**Exercise inputs**

- - - -

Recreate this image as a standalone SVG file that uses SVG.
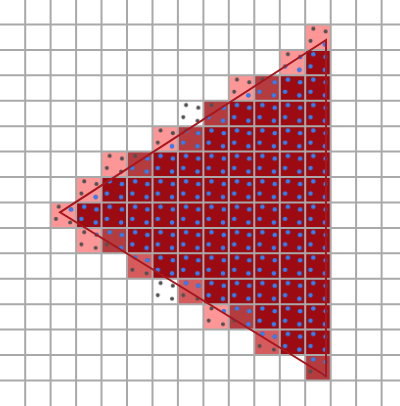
<svg xmlns="http://www.w3.org/2000/svg" width="400" height="406" viewBox="0 0 400 406">
  <style>
    .F { fill: #9d0b12; }
    .L { fill: #fd9696; }
    .M3 { fill: #b43b3e; }
    .M2 { fill: #d65b5c; }
    .grid { stroke: #a9a9a9; stroke-width: 2; fill: none; }
    .tri { stroke: #a8161e; stroke-width: 2; fill: none; stroke-linejoin: miter; }
  </style>
  <defs>
    <pattern id="greyDots" patternUnits="userSpaceOnUse" x="-0.3" y="-1" width="25.46" height="25.43">
      <circle cx="8.15" cy="4.3" r="2" fill="#505050"/>
      <circle cx="20.4" cy="7" r="2" fill="#505050"/>
      <circle cx="5.35" cy="16.5" r="2" fill="#505050"/>
      <circle cx="19.6" cy="20.1" r="2" fill="#505050"/>
    </pattern>
    <pattern id="blueDots" patternUnits="userSpaceOnUse" x="-0.3" y="-1" width="25.46" height="25.43">
      <circle cx="8.15" cy="4.3" r="2.15" fill="#2f80ff"/>
      <circle cx="20.4" cy="7" r="2.15" fill="#2f80ff"/>
      <circle cx="5.35" cy="16.5" r="2.15" fill="#2f80ff"/>
      <circle cx="19.6" cy="20.1" r="2.15" fill="#2f80ff"/>
    </pattern>
    <path id="cellUnion" d="M305.22 24.43 H330.68 V380.45 H305.22 V355.02 H254.3 V329.59 H203.38 V304.16 H152.46 V278.73 H127 V253.3 H76.08 V227.87 H50.62 V202.44 H76.08 V177.01 H101.54 V151.58 H152.46 V126.15 H177.92 V100.72 H228.84 V75.29 H279.76 V49.86 H305.22 Z"/>
    <clipPath id="cellsClip">
      <use href="#cellUnion"/>
    </clipPath>
  </defs>
  <rect x="0" y="0" width="400" height="406" fill="#ffffff"/>
  <g id="cells" transform="translate(-0.3,-1) scale(25.46,25.43)">
    <g id="full-cells">
      <rect class="F" x="12" y="2" width="1" height="1"/>
      <rect class="F" x="11" y="3" width="2" height="1"/>
      <rect class="F" x="9" y="4" width="4" height="1"/>
      <rect class="F" x="8" y="5" width="5" height="1"/>
      <rect class="F" x="6" y="6" width="7" height="1"/>
      <rect class="F" x="4" y="7" width="9" height="1"/>
      <rect class="F" x="3" y="8" width="10" height="1"/>
      <rect class="F" x="5" y="9" width="8" height="1"/>
      <rect class="F" x="6" y="10" width="7" height="1"/>
      <rect class="F" x="8" y="11" width="5" height="1"/>
      <rect class="F" x="10" y="12" width="3" height="1"/>
      <rect class="F" x="11" y="13" width="2" height="1"/>
    </g>
    <g id="light-cells">
      <rect class="L" x="12" y="1" width="1" height="1"/>
      <rect class="L" x="11" y="2" width="1" height="1"/>
      <rect class="L" x="9" y="3" width="1" height="1"/>
      <rect class="L" x="6" y="5" width="1" height="1"/>
      <rect class="L" x="4" y="6" width="1" height="1"/>
      <rect class="L" x="3" y="7" width="1" height="1"/>
      <rect class="L" x="2" y="8" width="1" height="1"/>
      <rect class="L" x="3" y="9" width="1" height="1"/>
      <rect class="L" x="8" y="12" width="1" height="1"/>
    </g>
    <g id="three-quarter-cells">
      <rect class="M3" x="10" y="3" width="1" height="1"/>
      <rect class="M3" x="8" y="4" width="1" height="1"/>
      <rect class="M3" x="7" y="5" width="1" height="1"/>
      <rect class="M3" x="5" y="6" width="1" height="1"/>
      <rect class="M3" x="4" y="9" width="1" height="1"/>
      <rect class="M3" x="9" y="12" width="1" height="1"/>
      <rect class="M3" x="12" y="14" width="1" height="1"/>
    </g>
    <g id="half-cells">
      <rect class="M2" x="5" y="10" width="1" height="1"/>
      <rect class="M2" x="7" y="11" width="1" height="1"/>
      <rect class="M2" x="10" y="13" width="1" height="1"/>
    </g>
  </g>
  <g id="grid">
    <path class="grid" d="M25.2 0 V406 M50.6 0 V406 M76.1 0 V406 M101.5 0 V406 M127 0 V406 M152.5 0 V406 M177.9 0 V406 M203.4 0 V406 M228.8 0 V406 M254.3 0 V406 M279.8 0 V406 M305.2 0 V406 M330.7 0 V406 M356.1 0 V406 M381.6 0 V406"/>
    <path class="grid" d="M0 24.4 H400 M0 49.9 H400 M0 75.3 H400 M0 100.7 H400 M0 126.2 H400 M0 151.6 H400 M0 177 H400 M0 202.4 H400 M0 227.9 H400 M0 253.3 H400 M0 278.7 H400 M0 304.2 H400 M0 329.6 H400 M0 355 H400 M0 380.5 H400"/>
  </g>
  <g id="samples">
    <use id="uncovered-samples" href="#cellUnion" fill="url(#greyDots)"/>
    <polygon id="covered-samples" fill="url(#blueDots)" clip-path="url(#cellsClip)" points="326,40 60,212.3 326,376"/>
  </g>
  <g id="triangle">
    <polygon class="tri" points="326,40 60,212.3 326,376"/>
  </g>
</svg>
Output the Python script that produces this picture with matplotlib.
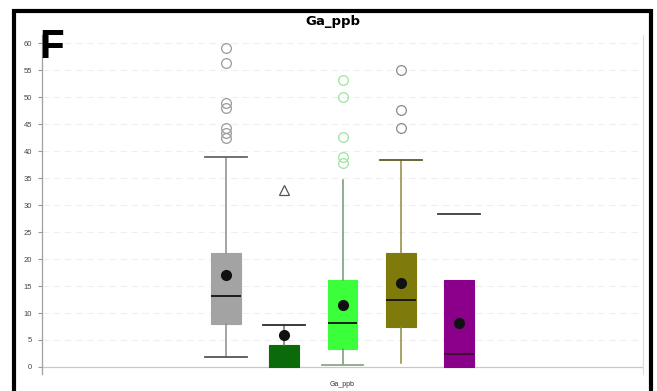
import matplotlib
matplotlib.use("Agg")
import matplotlib.pyplot as plt
from matplotlib.patches import Rectangle

# ---- data ----
groups = ["g1", "g2", "g3", "g4", "g5"]
q1 = [8.0, 0.0, 3.3, 7.4, 0.0]
med = [13.1, 0.0, 8.1, 12.4, 2.4]
q3 = [21.1, 4.1, 16.1, 21.1, 16.1]
means = [17.0, 5.9, 11.5, 15.6, 8.1]
whislo = [1.9, 0.0, 0.4, 0.8, 0.0]
whishi = [38.9, 7.8, 34.6, 38.3, 28.3]
fliers = [
    [59.0, 56.3, 48.9, 48.0, 44.2, 43.3, 42.4],
    [32.8],
    [53.1, 50.0, 42.6, 38.9, 37.7],
    [55.0, 47.6, 44.2],
    [],
]
yticks = [0, 5, 10, 15, 20, 25, 30, 35, 40, 45, 50, 55, 60]
title = "Ga_ppb"
xlabel = "Ga_ppb"
panel = "F"

# ---- styles ----
box_colors = ["#a3a3a3", "#0b6b0b", "#3cff3c", "#7f7a0c", "#8a008a"]
median_colors = ["#111111", "#0b6b0b", "#111111", "#111111", "#3a0a2a"]
whisker_colors = ["#8c8c8c", "#707070", "#6f9a6f", "#8d8a3a", "none"]
lo_cap_colors = ["#555555", "none", "#8aa88a", "none", "none"]
hi_cap_colors = ["#666666", "#2a2a2a", "none", "#5e5a2a", "#3a3a3a"]
flier_colors = ["#9a9a9a", "#555555", "#9ee39e", "#8a8a8a", "#9a9a9a"]
flier_markers = ["o", "^", "o", "o", "o"]

plt.rcParams["font.family"] = ["Liberation Sans", "DejaVu Sans"]

fig = plt.figure(figsize=(6.57, 3.91), dpi=100)
W, H = 657, 391
ax_left, ax_right = 42, 643
ax_top, ax_bot = 35, 374
ax = fig.add_axes([ax_left / W, 1 - ax_bot / H, (ax_right - ax_left) / W, (ax_bot - ax_top) / H])

positions = list(range(1, len(groups) + 1))
for i in range(len(groups)):
    s = dict(med=med[i], q1=q1[i], q3=q3[i], whislo=whislo[i], whishi=whishi[i],
             fliers=[], mean=means[i], label=groups[i])
    art = ax.bxp([s], positions=[positions[i]], widths=0.51, patch_artist=True,
                 showmeans=True, showfliers=False,
                 boxprops=dict(facecolor=box_colors[i], edgecolor=box_colors[i], linewidth=0.8),
                 medianprops=dict(color=median_colors[i], linewidth=1.3),
                 whiskerprops=dict(color=whisker_colors[i], linewidth=1.1),
                 capprops=dict(linewidth=1.3),
                 capwidths=0.72,
                 meanprops=dict(marker="o", markerfacecolor="#111111", markeredgecolor="#111111",
                                markersize=7), zorder=3)
    art["caps"][0].set_color(lo_cap_colors[i])
    art["caps"][1].set_color(hi_cap_colors[i])
    if fliers[i]:
        ax.plot([positions[i]] * len(fliers[i]), fliers[i], linestyle="none",
                marker=flier_markers[i], markersize=7, markerfacecolor="none",
                markeredgecolor=flier_colors[i], markeredgewidth=0.9, zorder=4)

ax.set_xlim(3 - 5.16, 3 + 5.16)
ax.set_ylim(-1.3, 61.5)
ax.set_yticks(yticks)
ax.set_yticklabels([str(t) for t in yticks], fontsize=5.5, color="#444444")
ax.set_xticks([])
for t in yticks:
    if t > 0:
        ax.axhline(t, color="#efefef", linewidth=0.8, linestyle=(0, (6, 4)), zorder=0)
ax.axhline(0, color="#c8c8c8", linewidth=0.9, zorder=1)
ax.tick_params(axis="y", length=3, width=0.8, color="#999999", pad=4)
for sp in ["top", "bottom"]:
    ax.spines[sp].set_visible(False)
ax.spines["left"].set_color("#a0a0a0")
ax.spines["right"].set_color("#dddddd")
ax.spines["left"].set_linewidth(0.9)
ax.spines["right"].set_linewidth(0.8)

fig.text(333 / W, 1 - 22 / H, title, ha="center", va="center", fontsize=9.5,
         fontweight="bold", family=["DejaVu Sans"])
fig.text(342 / W, 1 - 384 / H, xlabel, ha="center", va="center", fontsize=5, color="#333333")
fig.text(39 / W, 1 - 47 / H, panel, ha="left", va="center", fontsize=29, fontweight="bold")

# outer black frame
fig.patches.append(Rectangle((14 / W, -0.05), (651 - 14) / W, 1.05 - 11 / H,
                             transform=fig.transFigure, fill=False, edgecolor="black",
                             linewidth=3, zorder=10))

fig.savefig("out.png", dpi=100)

- - - -

**Exercise requirements**
Copy each line above that contains the string "this".

**Task solution**
Recreate this image as a standalone SVG file that uses SVG.
Output the Python script that produces this picture with matplotlib.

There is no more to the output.